Color Models in InDesign Creative Suite 5 - dummies

By Jennifer Smith, Christopher Smith, Fred Gerantabee

Adobe InDesign CS5 offers three color models. To get excellent print quality, it is important to understand the models and when to apply them. You can use any of the three kinds of color models in InDesign CS5: CMYK (Cyan, Magenta, Yellow, Black), RGB (Red, Green, Blue), and LAB colors.

A color model is a system used for representing each color as a set of numbers or letters (or both). The best color model to use depends on how you plan to print or display your document:

  • If you’re creating a PDF that will be distributed electronically and probably not printed, use the RGB color model. RGB is how colors are displayed on a computer monitor.

  • You must use the CMYK color model if you’re working with process color: Instead of having inks that match specified colors, you have four ink colors layered to simulate a particular color.

    Note that the colors on the monitor may differ from the ones that are printed. Sample swatch books and numbers can help you determine which colors you need to use in a document to match colors printed in the end.

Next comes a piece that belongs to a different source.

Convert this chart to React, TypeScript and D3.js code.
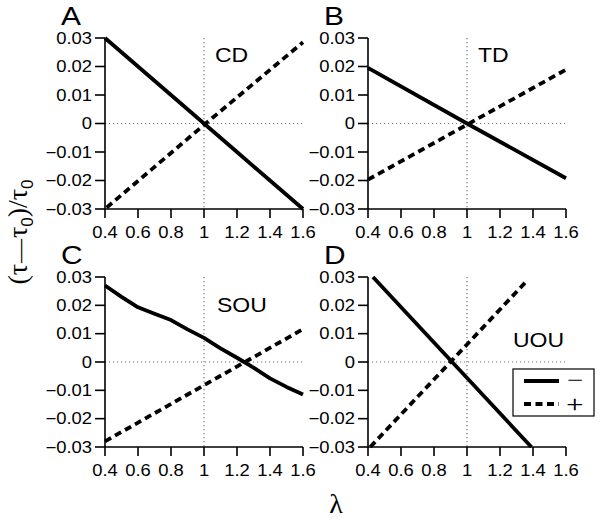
import React from 'react';
import * as d3 from 'd3';

// ---- data ----
const xTicks = [0.4, 0.6, 0.8, 1, 1.2, 1.4, 1.6];
const xTickLabels = ['0.4', '0.6', '0.8', '1', '1.2', '1.4', '1.6'];
const yTicks = [0.03, 0.02, 0.01, 0, -0.01, -0.02, -0.03];
const yTickLabels = ['0.03', '0.02', '0.01', '0', '\u22120.01', '\u22120.02', '\u22120.03'];

const panelLetters = ['A', 'B', 'C', 'D'];
const panelNames = ['CD', 'TD', 'SOU', 'UOU'];
const legendLabels = ['\u2212', '+'];

// CD
const cdMinusX = [0.4, 0.6, 0.8, 1.0, 1.2, 1.4, 1.6];
const cdMinusY = [0.03, 0.02, 0.01, 0.0, -0.01, -0.02, -0.03];
const cdPlusX = [0.41, 1.0, 1.6];
const cdPlusY = [-0.0295, -0.0005, 0.0285];
// TD
const tdMinusX = [0.4, 1.0, 1.6];
const tdMinusY = [0.0195, 0.0, -0.0192];
const tdPlusX = [0.4, 1.0, 1.6];
const tdPlusY = [-0.0197, -0.0004, 0.0189];
// SOU
const souMinusX = [0.4, 0.5, 0.6, 0.7, 0.8, 0.9, 1.0, 1.1, 1.2, 1.3, 1.4, 1.5, 1.6];
const souMinusY = [0.027, 0.023, 0.0193, 0.017, 0.0148, 0.0115, 0.0085, 0.0048, 0.0015, -0.002, -0.0058, -0.0088, -0.0115];
const souPlusX = [0.4, 1.0, 1.6];
const souPlusY = [-0.028, -0.0082, 0.0116];
// UOU
const uouMinusX = [0.43, 0.91, 1.39];
const uouMinusY = [0.03, 0.0, -0.03];
const uouPlusX = [0.414, 1.0, 1.362];
const uouPlusY = [-0.03, 0.0062, 0.0286];

const minusXs = [cdMinusX, tdMinusX, souMinusX, uouMinusX];
const minusYs = [cdMinusY, tdMinusY, souMinusY, uouMinusY];
const plusXs = [cdPlusX, tdPlusX, souPlusX, uouPlusX];
const plusYs = [cdPlusY, tdPlusY, souPlusY, uouPlusY];

// ---- layout ----
const W = 600;
const H = 522;
const panels = [
  { left: 105, top: 38, w: 198, h: 171, nameX: 215, nameY: 62 },
  { left: 368, top: 38, w: 198, h: 171, nameX: 478, nameY: 62 },
  { left: 105, top: 277, w: 198, h: 170, nameX: 217, nameY: 312 },
  { left: 368, top: 277, w: 198, h: 170, nameX: 513, nameY: 347 },
];
const SX = 1.15; // horizontal text stretch
const SANS = '"Liberation Sans", Arial, sans-serif';
const SERIF = '"Liberation Serif", "Times New Roman", serif';
const LIGHT = 'Roboto, "Liberation Sans", sans-serif';

function T({ x, y, anchor = 'start', size, family = SANS, children, fill = '#000', weight = 400, sx = SX }: any) {
  return (
    <text
      transform={`translate(${x},${y}) scale(${sx},1)`}
      textAnchor={anchor}
      fontSize={size}
      fontFamily={family}
      fontWeight={weight}
      fill={fill}
    >
      {children}
    </text>
  );
}

function Panel({ i }: { i: number }) {
  const p = panels[i];
  const x = d3.scaleLinear().domain([0.4, 1.6]).range([p.left, p.left + p.w]);
  const y = d3.scaleLinear().domain([-0.03, 0.03]).range([p.top + p.h, p.top]);
  const mk = (xs: number[], ys: number[]) =>
    d3
      .line<number>()
      .x((d) => x(d))
      .y((_, k) => y(ys[k]))(xs) as string;
  const bottom = p.top + p.h;
  return (
    <g>
      {/* reference dotted lines */}
      <line x1={p.left} x2={p.left + p.w} y1={y(0)} y2={y(0)} stroke="#777" strokeWidth={1.2} strokeDasharray="1.2,2.8" />
      <line x1={x(1)} x2={x(1)} y1={p.top} y2={bottom} stroke="#777" strokeWidth={1.2} strokeDasharray="1.2,2.8" />
      {/* data */}
      <path d={mk(minusXs[i], minusYs[i])} fill="none" stroke="#000" strokeWidth={3.8} strokeLinejoin="round" />
      <path d={mk(plusXs[i], plusYs[i])} fill="none" stroke="#000" strokeWidth={3.8} strokeDasharray="7,4.5" />
      {/* axes */}
      <line x1={p.left} x2={p.left} y1={p.top} y2={bottom} stroke="#000" strokeWidth={1.6} />
      <line x1={p.left} x2={p.left + p.w} y1={bottom} y2={bottom} stroke="#000" strokeWidth={1.6} />
      {yTicks.map((t, k) => (
        <g key={'y' + k}>
          <line x1={p.left - 10} x2={p.left} y1={y(t)} y2={y(t)} stroke="#000" strokeWidth={1.6} />
          <T x={p.left - 13} y={y(t) + 5.5} anchor="end" size={16}>
            {yTickLabels[k]}
          </T>
        </g>
      ))}
      {xTicks.map((t, k) => (
        <g key={'x' + k}>
          <line x1={x(t)} x2={x(t)} y1={bottom} y2={bottom + 9} stroke="#000" strokeWidth={1.6} />
          <T x={x(t)} y={bottom + 29} anchor="middle" size={16}>
            {xTickLabels[k]}
          </T>
        </g>
      ))}
      <T x={p.left - 44} y={p.top - 13} size={26}>
        {panelLetters[i]}
      </T>
      <T x={p.nameX} y={p.nameY} size={20}>
        {panelNames[i]}
      </T>
    </g>
  );
}

export default function App() {
  return (
    <svg width={W} height={H} style={{ position: 'absolute', left: 0, top: 0, background: '#fff' }}>
      <rect x={0} y={0} width={W} height={H} fill="#fff" />
      {panels.map((_, i) => (
        <Panel key={i} i={i} />
      ))}
      {/* legend */}
      <g>
        <rect x={513} y={369} width={81} height={47} fill="#fff" stroke="#000" strokeWidth={1.2} />
        <line x1={524} x2={559} y1={381} y2={381} stroke="#000" strokeWidth={3.8} />
        <line x1={524} x2={559} y1={404} y2={404} stroke="#000" strokeWidth={3.8} strokeDasharray="7,4.5" />
        <T x={575} y={388} anchor="middle" size={22} family={LIGHT} weight={300} sx={1.5}>
          {legendLabels[0]}
        </T>
        <T x={575} y={412} anchor="middle" size={22} family={LIGHT} weight={300} sx={1.35}>
          {legendLabels[1]}
        </T>
      </g>
      {/* axis titles */}
      <text x={336} y={513} textAnchor="middle" fontSize={28} fontFamily={SERIF}>
        λ
      </text>
      <text transform="translate(27,232) rotate(-90)" textAnchor="middle" fontSize={28} fontFamily={SERIF}>
        (τ<tspan dx={1} fontSize={24}>—</tspan>
        <tspan dx={1}>τ</tspan>
        <tspan fontSize={17} fontFamily={SANS} dy={6}>0</tspan>
        <tspan dy={-6}>)/τ</tspan>
        <tspan fontSize={17} fontFamily={SANS} dy={6}>0</tspan>
      </text>
    </svg>
  );
}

  • If you know that the document needs to be printed by professionals who determine what each color is before it’s printed, it doesn’t matter whether you use RGB, PMS (Pantone Matching System), or LAB colors.

    Make sure to use named colors (predetermined swatches are a good idea) so that the service provider knows which color should be printed. In this case, you’re using spot colors, which are mixed inks that match the colors you specify in InDesign.